§ Problem to solve:
Make an exact copy of the data below, leaving out every picture.

§ Data extract:
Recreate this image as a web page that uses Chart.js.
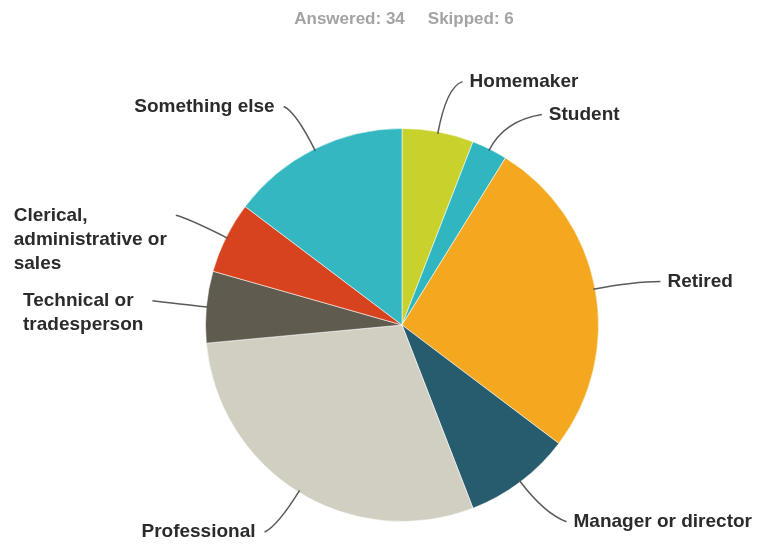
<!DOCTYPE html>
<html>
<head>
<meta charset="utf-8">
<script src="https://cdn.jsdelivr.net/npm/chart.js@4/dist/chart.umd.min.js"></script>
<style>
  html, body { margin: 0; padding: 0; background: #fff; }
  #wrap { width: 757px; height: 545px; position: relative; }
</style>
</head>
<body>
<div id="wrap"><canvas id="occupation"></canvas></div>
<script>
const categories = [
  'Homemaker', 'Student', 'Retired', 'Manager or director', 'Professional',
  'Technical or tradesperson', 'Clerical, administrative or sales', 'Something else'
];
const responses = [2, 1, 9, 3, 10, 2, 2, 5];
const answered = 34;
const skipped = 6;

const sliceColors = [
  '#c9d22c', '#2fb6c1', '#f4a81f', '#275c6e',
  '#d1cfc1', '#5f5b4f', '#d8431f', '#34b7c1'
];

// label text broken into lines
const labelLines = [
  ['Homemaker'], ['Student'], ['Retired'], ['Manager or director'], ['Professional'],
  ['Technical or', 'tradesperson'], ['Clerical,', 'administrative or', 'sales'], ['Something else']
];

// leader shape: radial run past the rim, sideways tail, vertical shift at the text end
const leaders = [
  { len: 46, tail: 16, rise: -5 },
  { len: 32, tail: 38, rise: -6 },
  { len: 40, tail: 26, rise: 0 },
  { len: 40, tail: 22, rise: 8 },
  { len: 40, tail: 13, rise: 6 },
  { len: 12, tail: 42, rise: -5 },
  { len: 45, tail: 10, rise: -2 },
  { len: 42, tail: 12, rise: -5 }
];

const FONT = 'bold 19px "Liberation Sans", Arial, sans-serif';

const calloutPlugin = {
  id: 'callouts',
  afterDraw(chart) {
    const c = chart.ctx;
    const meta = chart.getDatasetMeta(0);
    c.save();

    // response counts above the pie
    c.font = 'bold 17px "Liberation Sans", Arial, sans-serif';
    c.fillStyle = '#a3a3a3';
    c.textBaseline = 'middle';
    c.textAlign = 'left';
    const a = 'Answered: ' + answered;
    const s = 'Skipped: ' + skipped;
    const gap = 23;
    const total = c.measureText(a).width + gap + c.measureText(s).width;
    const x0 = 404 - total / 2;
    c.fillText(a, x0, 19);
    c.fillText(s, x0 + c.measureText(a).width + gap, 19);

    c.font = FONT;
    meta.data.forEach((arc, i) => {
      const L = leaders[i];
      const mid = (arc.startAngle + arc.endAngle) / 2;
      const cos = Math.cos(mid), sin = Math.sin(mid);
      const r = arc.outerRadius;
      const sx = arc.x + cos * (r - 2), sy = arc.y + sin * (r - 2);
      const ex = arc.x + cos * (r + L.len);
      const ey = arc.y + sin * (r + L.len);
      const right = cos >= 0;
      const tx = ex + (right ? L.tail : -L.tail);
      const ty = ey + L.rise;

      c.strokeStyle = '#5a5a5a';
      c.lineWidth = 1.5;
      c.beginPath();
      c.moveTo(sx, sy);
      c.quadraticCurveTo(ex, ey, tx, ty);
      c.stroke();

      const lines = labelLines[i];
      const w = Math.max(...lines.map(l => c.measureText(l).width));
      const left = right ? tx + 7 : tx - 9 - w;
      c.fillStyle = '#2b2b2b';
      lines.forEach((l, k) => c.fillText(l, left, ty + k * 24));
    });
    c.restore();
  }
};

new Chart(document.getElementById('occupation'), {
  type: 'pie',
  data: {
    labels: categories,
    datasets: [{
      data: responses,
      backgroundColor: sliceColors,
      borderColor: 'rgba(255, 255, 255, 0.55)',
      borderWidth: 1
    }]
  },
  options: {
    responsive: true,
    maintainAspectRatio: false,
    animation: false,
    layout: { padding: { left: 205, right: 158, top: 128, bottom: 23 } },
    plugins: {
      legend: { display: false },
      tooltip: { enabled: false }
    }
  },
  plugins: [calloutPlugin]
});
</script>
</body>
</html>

§ Result below:
Recreate this image as a web page that uses Chart.js.
<!DOCTYPE html>
<html>
<head>
<meta charset="utf-8">
<script src="https://cdn.jsdelivr.net/npm/chart.js@4/dist/chart.umd.min.js"></script>
<style>
  html, body { margin: 0; padding: 0; background: #fff; }
  #wrap { width: 757px; height: 545px; position: relative; }
</style>
</head>
<body>
<div id="wrap"><canvas id="occupation"></canvas></div>
<script>
const categories = [
  'Homemaker', 'Student', 'Retired', 'Manager or director', 'Professional',
  'Technical or tradesperson', 'Clerical, administrative or sales', 'Something else'
];
const responses = [2, 1, 9, 3, 10, 2, 2, 5];
const answered = 34;
const skipped = 6;

const sliceColors = [
  '#c9d22c', '#2fb6c1', '#f4a81f', '#275c6e',
  '#d1cfc1', '#5f5b4f', '#d8431f', '#34b7c1'
];

// label text broken into lines
const labelLines = [
  ['Homemaker'], ['Student'], ['Retired'], ['Manager or director'], ['Professional'],
  ['Technical or', 'tradesperson'], ['Clerical,', 'administrative or', 'sales'], ['Something else']
];

// leader shape: radial run past the rim, sideways tail, vertical shift at the text end
const leaders = [
  { len: 46, tail: 16, rise: -5 },
  { len: 32, tail: 38, rise: -6 },
  { len: 40, tail: 26, rise: 0 },
  { len: 40, tail: 22, rise: 8 },
  { len: 40, tail: 13, rise: 6 },
  { len: 12, tail: 42, rise: -5 },
  { len: 45, tail: 10, rise: -2 },
  { len: 42, tail: 12, rise: -5 }
];

const FONT = 'bold 19px "Liberation Sans", Arial, sans-serif';

const calloutPlugin = {
  id: 'callouts',
  afterDraw(chart) {
    const c = chart.ctx;
    const meta = chart.getDatasetMeta(0);
    c.save();

    // response counts above the pie
    c.font = 'bold 17px "Liberation Sans", Arial, sans-serif';
    c.fillStyle = '#a3a3a3';
    c.textBaseline = 'middle';
    c.textAlign = 'left';
    const a = 'Answered: ' + answered;
    const s = 'Skipped: ' + skipped;
    const gap = 23;
    const total = c.measureText(a).width + gap + c.measureText(s).width;
    const x0 = 404 - total / 2;
    c.fillText(a, x0, 19);
    c.fillText(s, x0 + c.measureText(a).width + gap, 19);

    c.font = FONT;
    meta.data.forEach((arc, i) => {
      const L = leaders[i];
      const mid = (arc.startAngle + arc.endAngle) / 2;
      const cos = Math.cos(mid), sin = Math.sin(mid);
      const r = arc.outerRadius;
      const sx = arc.x + cos * (r - 2), sy = arc.y + sin * (r - 2);
      const ex = arc.x + cos * (r + L.len);
      const ey = arc.y + sin * (r + L.len);
      const right = cos >= 0;
      const tx = ex + (right ? L.tail : -L.tail);
      const ty = ey + L.rise;

      c.strokeStyle = '#5a5a5a';
      c.lineWidth = 1.5;
      c.beginPath();
      c.moveTo(sx, sy);
      c.quadraticCurveTo(ex, ey, tx, ty);
      c.stroke();

      const lines = labelLines[i];
      const w = Math.max(...lines.map(l => c.measureText(l).width));
      const left = right ? tx + 7 : tx - 9 - w;
      c.fillStyle = '#2b2b2b';
      lines.forEach((l, k) => c.fillText(l, left, ty + k * 24));
    });
    c.restore();
  }
};

new Chart(document.getElementById('occupation'), {
  type: 'pie',
  data: {
    labels: categories,
    datasets: [{
      data: responses,
      backgroundColor: sliceColors,
      borderColor: 'rgba(255, 255, 255, 0.55)',
      borderWidth: 1
    }]
  },
  options: {
    responsive: true,
    maintainAspectRatio: false,
    animation: false,
    layout: { padding: { left: 205, right: 158, top: 128, bottom: 23 } },
    plugins: {
      legend: { display: false },
      tooltip: { enabled: false }
    }
  },
  plugins: [calloutPlugin]
});
</script>
</body>
</html>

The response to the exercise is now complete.